Aim: Return the number of lines that contain the word "chart", and return nothing else.

Data to process:
* * * *

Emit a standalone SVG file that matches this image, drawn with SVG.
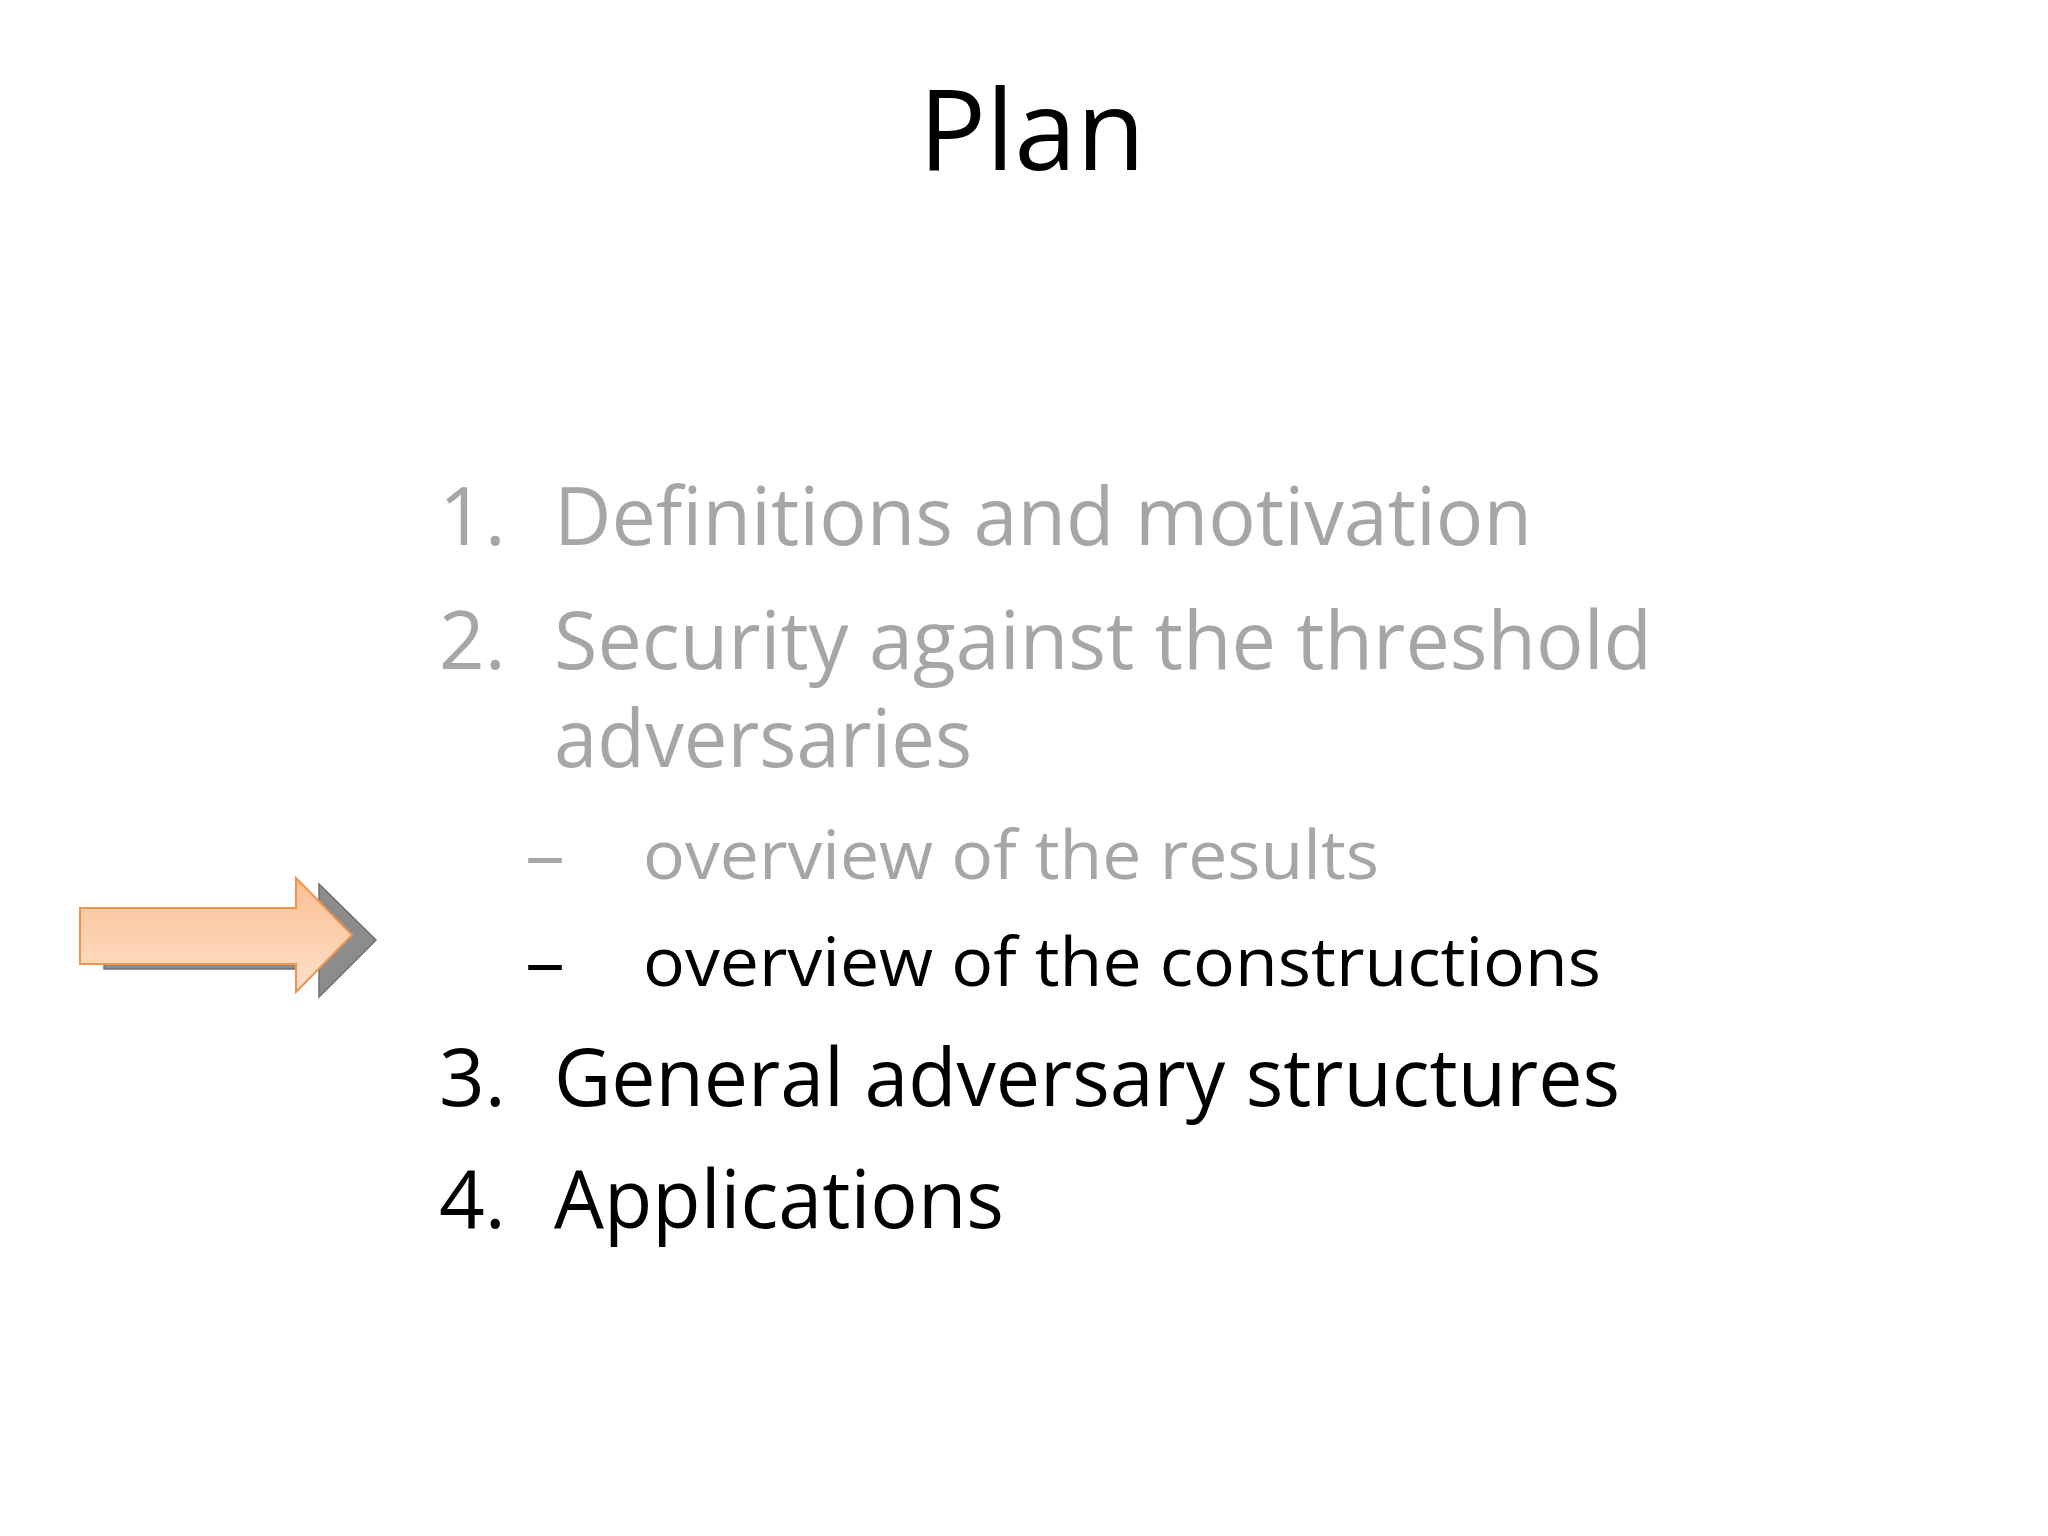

* * * *

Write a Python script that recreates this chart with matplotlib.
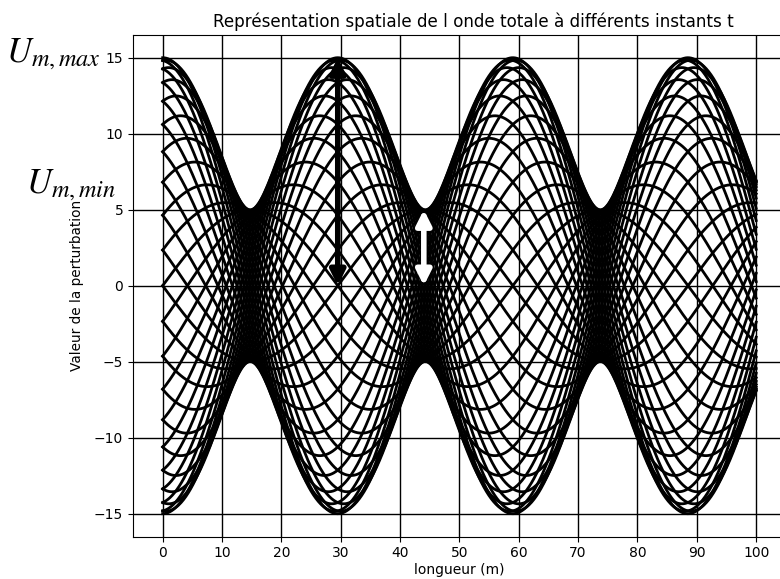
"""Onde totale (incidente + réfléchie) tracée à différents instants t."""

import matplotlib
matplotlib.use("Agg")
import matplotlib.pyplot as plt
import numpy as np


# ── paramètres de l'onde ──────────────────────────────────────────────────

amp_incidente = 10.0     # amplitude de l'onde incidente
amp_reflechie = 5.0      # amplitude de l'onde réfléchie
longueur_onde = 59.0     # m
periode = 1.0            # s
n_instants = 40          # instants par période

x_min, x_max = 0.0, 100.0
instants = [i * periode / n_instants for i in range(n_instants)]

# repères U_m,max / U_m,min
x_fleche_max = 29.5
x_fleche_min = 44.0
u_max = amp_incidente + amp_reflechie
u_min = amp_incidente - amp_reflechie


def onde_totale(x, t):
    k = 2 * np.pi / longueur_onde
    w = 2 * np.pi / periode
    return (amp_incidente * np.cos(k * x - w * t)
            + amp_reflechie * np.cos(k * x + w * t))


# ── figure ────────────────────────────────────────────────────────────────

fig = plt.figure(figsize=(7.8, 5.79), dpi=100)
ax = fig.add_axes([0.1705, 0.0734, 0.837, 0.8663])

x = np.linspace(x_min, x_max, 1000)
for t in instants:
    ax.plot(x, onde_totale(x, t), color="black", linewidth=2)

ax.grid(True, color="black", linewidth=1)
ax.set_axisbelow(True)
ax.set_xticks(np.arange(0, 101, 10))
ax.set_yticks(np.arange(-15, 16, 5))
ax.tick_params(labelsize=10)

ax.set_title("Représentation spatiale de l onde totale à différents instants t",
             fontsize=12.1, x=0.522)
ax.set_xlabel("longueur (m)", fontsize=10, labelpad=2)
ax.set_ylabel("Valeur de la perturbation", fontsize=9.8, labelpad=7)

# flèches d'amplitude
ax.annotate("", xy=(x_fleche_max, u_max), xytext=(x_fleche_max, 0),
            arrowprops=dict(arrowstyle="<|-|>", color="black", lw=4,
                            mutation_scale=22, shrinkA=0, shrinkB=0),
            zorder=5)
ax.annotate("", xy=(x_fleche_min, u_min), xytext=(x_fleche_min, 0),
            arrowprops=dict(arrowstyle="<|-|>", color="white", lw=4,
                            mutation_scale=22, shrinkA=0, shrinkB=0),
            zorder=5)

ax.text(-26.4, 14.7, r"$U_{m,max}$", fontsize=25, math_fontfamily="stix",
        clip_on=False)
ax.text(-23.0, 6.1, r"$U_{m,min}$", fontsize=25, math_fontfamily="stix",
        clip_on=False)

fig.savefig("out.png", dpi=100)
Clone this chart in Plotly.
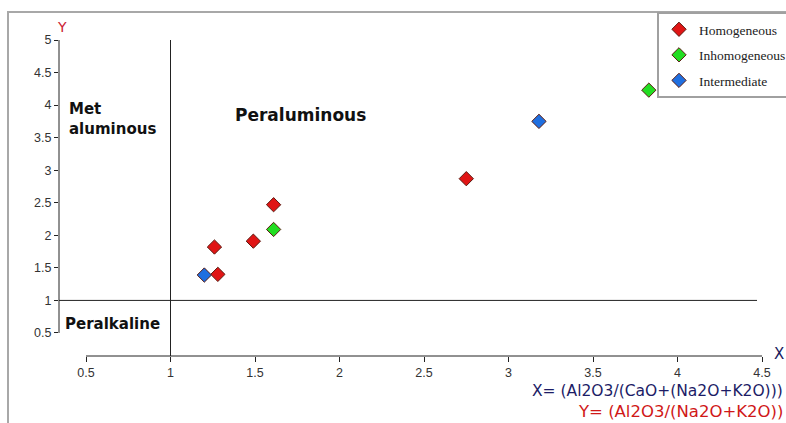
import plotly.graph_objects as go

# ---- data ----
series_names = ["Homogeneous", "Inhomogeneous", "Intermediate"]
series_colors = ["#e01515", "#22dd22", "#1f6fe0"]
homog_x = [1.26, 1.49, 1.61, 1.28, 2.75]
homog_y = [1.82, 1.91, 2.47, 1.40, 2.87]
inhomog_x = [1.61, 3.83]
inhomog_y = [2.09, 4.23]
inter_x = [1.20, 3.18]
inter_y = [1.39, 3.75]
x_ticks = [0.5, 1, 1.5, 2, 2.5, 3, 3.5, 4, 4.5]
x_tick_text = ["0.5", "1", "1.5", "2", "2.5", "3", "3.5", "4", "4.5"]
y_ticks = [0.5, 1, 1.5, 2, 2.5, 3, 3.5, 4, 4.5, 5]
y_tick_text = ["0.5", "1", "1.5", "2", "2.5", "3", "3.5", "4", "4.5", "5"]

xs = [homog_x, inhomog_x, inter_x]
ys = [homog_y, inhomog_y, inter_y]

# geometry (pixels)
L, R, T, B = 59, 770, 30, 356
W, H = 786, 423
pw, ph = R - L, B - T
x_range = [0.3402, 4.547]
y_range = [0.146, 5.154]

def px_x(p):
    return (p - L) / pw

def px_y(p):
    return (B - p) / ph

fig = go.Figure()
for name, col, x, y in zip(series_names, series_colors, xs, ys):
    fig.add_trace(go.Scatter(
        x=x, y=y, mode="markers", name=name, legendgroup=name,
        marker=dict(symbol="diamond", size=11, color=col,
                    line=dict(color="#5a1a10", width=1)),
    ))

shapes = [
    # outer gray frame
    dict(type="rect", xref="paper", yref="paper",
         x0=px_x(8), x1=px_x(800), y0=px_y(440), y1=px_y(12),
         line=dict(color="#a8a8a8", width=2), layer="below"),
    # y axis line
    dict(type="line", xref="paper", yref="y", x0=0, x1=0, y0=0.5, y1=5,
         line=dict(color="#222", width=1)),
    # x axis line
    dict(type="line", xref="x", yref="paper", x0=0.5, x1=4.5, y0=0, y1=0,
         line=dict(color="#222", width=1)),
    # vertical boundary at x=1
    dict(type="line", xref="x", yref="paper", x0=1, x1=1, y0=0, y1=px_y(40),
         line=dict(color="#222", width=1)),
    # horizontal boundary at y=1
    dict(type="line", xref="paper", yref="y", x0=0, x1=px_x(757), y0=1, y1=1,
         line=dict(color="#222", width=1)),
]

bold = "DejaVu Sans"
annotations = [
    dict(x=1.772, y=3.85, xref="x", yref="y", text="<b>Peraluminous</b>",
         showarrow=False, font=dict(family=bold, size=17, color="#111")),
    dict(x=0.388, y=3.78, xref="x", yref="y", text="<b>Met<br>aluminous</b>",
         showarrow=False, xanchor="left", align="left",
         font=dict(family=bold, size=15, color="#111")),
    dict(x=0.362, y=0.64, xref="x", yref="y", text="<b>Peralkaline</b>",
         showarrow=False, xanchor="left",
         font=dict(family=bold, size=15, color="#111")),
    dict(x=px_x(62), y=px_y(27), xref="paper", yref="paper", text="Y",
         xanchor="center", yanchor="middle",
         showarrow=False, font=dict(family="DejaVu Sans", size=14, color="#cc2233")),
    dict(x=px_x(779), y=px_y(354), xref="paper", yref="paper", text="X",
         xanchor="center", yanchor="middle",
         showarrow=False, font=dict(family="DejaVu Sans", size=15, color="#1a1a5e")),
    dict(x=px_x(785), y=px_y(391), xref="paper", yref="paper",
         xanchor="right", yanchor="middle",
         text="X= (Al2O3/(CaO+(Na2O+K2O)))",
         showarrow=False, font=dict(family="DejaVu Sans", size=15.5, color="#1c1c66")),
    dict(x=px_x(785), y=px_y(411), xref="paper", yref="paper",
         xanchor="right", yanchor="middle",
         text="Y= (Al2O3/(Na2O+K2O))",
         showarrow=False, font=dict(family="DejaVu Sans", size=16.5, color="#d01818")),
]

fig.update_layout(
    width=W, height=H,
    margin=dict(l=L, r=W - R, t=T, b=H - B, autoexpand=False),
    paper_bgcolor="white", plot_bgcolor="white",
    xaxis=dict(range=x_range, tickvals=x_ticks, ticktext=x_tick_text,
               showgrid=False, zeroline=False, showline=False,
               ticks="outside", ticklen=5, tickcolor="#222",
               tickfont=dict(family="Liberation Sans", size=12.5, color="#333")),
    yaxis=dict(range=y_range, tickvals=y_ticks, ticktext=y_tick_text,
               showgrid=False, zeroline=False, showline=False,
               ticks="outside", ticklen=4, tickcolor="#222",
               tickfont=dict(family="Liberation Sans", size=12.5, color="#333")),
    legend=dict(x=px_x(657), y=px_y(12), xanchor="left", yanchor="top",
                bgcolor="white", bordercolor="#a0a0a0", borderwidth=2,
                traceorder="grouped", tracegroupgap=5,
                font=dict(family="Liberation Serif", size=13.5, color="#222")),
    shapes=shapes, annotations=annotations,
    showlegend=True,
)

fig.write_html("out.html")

* * * *

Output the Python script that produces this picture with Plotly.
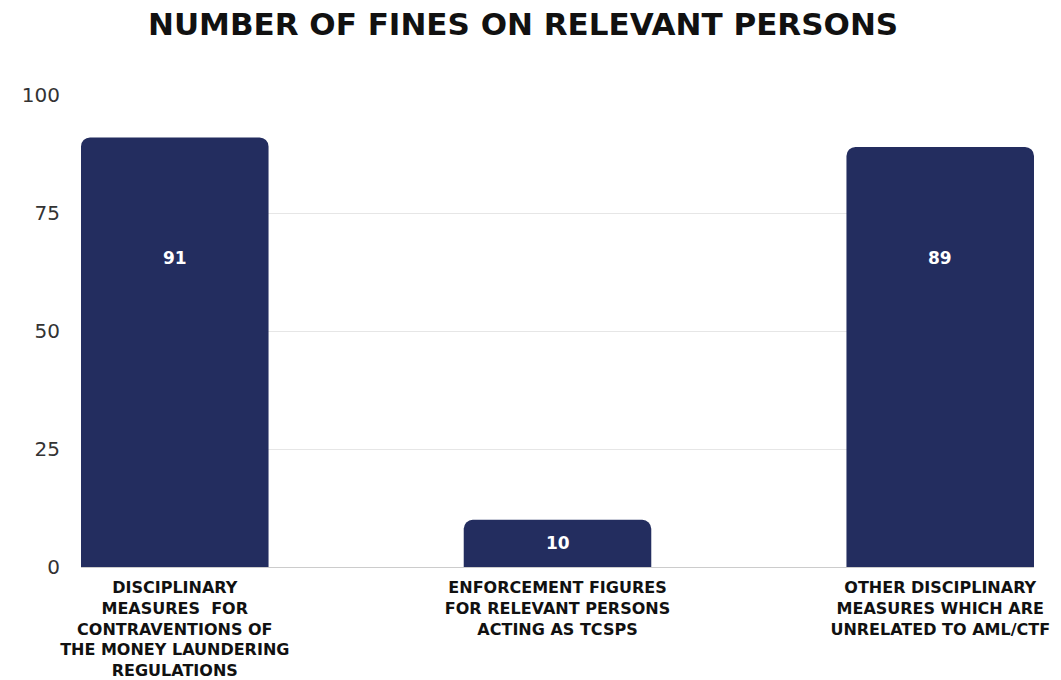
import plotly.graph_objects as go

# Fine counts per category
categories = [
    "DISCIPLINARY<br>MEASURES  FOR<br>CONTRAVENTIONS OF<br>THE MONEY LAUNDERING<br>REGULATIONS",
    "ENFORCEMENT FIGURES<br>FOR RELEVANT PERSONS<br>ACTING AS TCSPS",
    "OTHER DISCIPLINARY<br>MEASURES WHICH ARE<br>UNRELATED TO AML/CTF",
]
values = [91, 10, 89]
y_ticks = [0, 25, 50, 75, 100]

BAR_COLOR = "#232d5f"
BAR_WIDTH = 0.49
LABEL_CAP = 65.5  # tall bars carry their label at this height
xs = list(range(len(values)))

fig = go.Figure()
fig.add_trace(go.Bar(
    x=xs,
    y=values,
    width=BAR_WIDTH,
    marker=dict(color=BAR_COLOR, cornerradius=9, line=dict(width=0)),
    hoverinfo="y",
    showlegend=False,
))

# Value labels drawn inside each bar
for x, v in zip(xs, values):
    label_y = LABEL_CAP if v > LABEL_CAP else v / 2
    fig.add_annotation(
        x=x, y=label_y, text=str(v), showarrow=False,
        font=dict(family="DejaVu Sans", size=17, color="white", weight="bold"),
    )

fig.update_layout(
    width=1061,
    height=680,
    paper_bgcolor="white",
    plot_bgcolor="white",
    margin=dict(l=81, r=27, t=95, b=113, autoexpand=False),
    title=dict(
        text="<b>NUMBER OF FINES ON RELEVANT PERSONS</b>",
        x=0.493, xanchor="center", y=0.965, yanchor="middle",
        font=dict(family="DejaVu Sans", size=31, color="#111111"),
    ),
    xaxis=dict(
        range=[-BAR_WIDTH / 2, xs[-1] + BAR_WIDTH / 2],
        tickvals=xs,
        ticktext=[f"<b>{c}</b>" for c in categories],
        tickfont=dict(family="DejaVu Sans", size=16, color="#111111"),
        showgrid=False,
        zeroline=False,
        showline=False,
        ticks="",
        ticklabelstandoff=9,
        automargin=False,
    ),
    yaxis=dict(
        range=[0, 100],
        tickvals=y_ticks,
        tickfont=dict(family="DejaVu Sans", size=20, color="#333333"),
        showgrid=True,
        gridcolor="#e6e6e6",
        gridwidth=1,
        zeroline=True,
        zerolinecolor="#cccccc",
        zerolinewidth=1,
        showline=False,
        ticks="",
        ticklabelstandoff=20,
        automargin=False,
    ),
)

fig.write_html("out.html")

* * * *

Reply: 2